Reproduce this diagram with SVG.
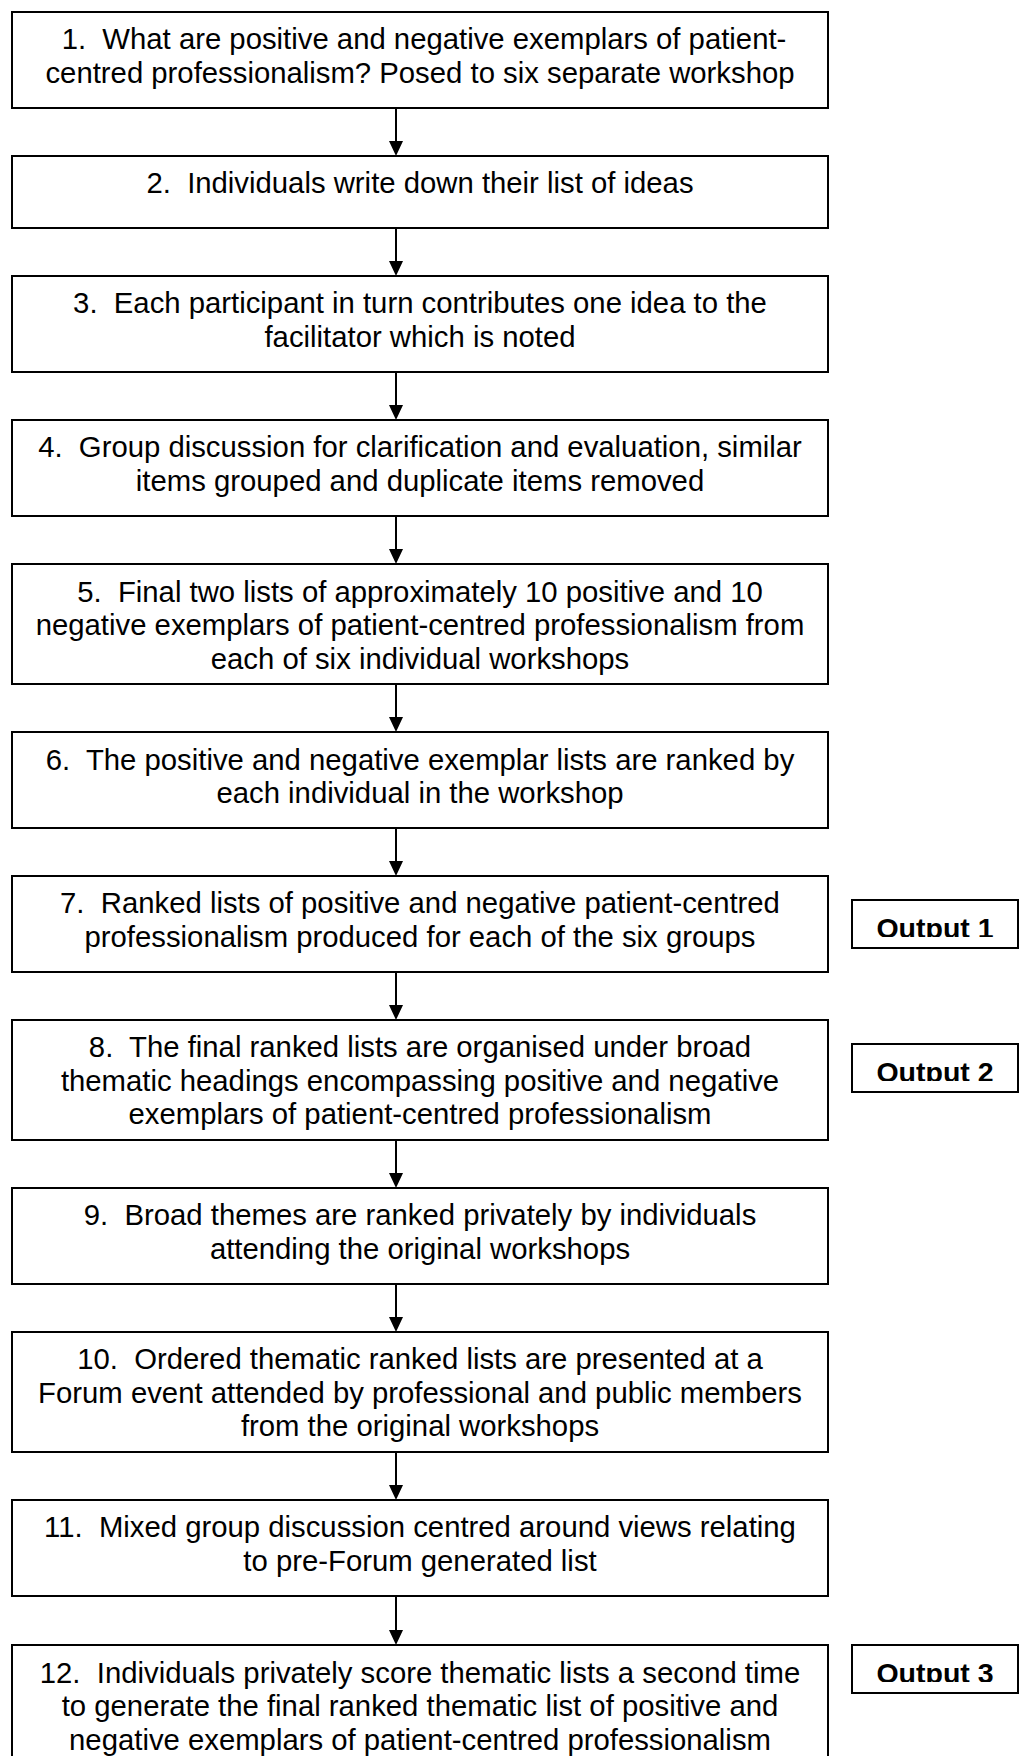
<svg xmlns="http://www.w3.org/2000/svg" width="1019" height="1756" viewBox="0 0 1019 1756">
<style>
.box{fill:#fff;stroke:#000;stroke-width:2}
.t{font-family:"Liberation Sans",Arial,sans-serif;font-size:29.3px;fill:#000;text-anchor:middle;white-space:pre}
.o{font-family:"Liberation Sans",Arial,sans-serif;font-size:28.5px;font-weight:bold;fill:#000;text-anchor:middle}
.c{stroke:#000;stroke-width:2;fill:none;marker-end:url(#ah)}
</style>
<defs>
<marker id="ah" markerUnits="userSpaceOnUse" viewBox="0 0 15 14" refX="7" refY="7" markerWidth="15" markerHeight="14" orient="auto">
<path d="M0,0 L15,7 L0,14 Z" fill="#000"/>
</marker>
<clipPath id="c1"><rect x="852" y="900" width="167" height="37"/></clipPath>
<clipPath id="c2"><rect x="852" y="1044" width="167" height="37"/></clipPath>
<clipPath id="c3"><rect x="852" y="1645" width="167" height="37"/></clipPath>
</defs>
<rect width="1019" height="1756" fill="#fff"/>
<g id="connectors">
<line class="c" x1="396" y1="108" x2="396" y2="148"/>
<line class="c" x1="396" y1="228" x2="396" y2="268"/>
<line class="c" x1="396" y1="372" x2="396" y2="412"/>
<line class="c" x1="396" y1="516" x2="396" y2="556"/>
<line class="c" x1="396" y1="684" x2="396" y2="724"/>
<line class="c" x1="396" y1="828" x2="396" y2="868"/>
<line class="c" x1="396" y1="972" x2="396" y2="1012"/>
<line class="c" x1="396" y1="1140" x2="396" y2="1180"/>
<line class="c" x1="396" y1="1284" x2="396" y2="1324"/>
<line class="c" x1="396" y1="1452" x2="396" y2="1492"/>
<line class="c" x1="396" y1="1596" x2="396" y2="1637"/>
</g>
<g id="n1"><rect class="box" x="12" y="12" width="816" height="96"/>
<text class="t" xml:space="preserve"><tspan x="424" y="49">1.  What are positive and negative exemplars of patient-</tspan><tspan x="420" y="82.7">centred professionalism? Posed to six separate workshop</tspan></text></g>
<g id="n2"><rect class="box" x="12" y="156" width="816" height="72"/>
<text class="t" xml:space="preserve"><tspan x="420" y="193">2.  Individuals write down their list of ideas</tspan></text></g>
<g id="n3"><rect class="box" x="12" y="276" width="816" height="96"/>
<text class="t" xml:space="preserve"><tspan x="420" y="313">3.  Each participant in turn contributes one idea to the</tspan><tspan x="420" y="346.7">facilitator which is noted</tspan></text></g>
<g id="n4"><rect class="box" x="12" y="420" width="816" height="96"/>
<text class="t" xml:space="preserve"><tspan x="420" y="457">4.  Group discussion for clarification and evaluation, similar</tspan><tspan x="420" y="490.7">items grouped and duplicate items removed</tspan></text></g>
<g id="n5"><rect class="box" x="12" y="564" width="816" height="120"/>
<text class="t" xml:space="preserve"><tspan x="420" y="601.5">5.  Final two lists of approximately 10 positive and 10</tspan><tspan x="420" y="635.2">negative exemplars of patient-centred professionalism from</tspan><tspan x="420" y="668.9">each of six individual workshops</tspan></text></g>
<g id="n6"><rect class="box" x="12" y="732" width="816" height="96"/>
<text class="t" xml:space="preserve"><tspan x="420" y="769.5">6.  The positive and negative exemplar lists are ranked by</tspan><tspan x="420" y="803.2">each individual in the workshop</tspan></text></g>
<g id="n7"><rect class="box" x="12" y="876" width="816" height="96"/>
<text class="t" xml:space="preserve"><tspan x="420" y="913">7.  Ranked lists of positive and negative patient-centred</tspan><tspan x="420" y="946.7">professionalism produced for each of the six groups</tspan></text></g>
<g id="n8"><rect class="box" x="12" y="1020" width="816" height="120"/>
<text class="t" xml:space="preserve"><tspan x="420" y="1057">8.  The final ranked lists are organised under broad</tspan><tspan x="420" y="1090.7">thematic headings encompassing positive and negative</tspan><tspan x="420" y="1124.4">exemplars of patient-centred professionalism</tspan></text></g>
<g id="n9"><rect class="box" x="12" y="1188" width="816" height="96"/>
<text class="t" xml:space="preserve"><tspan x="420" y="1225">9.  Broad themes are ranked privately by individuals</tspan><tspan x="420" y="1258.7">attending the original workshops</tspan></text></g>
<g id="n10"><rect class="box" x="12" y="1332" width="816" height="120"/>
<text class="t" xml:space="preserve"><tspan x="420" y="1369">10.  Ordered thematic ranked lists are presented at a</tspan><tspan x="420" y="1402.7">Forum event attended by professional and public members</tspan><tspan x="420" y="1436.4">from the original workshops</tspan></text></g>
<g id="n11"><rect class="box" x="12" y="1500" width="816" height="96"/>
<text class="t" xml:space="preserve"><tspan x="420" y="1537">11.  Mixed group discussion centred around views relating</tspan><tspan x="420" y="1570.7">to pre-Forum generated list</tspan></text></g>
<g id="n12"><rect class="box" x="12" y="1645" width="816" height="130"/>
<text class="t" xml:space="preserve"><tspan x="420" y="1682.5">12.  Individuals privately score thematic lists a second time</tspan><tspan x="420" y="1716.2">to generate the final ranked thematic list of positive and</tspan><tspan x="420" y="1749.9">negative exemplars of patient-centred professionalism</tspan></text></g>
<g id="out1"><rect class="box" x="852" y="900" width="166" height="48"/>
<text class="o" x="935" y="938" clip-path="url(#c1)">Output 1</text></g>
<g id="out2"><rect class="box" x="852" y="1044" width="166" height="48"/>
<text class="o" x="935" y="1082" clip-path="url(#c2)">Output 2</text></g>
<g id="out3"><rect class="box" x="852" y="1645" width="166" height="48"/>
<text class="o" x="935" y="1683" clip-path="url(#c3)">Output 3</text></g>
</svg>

#####

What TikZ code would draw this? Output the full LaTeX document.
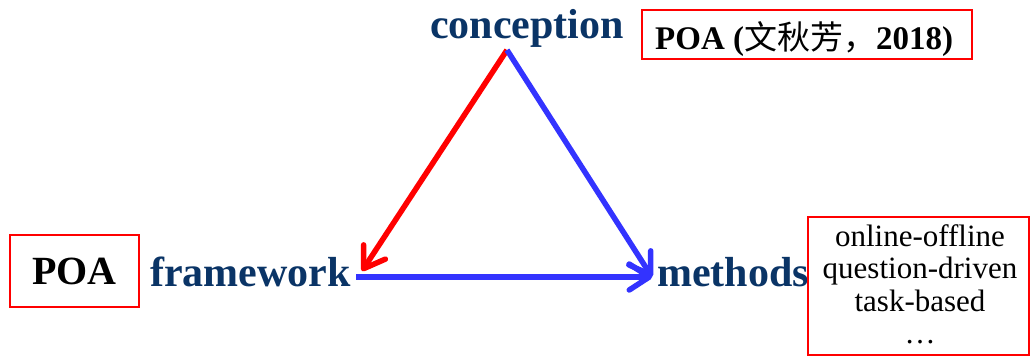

#####

Given problem:
In the records above, locate every line with the string "this" and copy it.

Final result:
Reproduce this diagram with SVG.
What TikZ code would draw this? Output the full LaTeX document.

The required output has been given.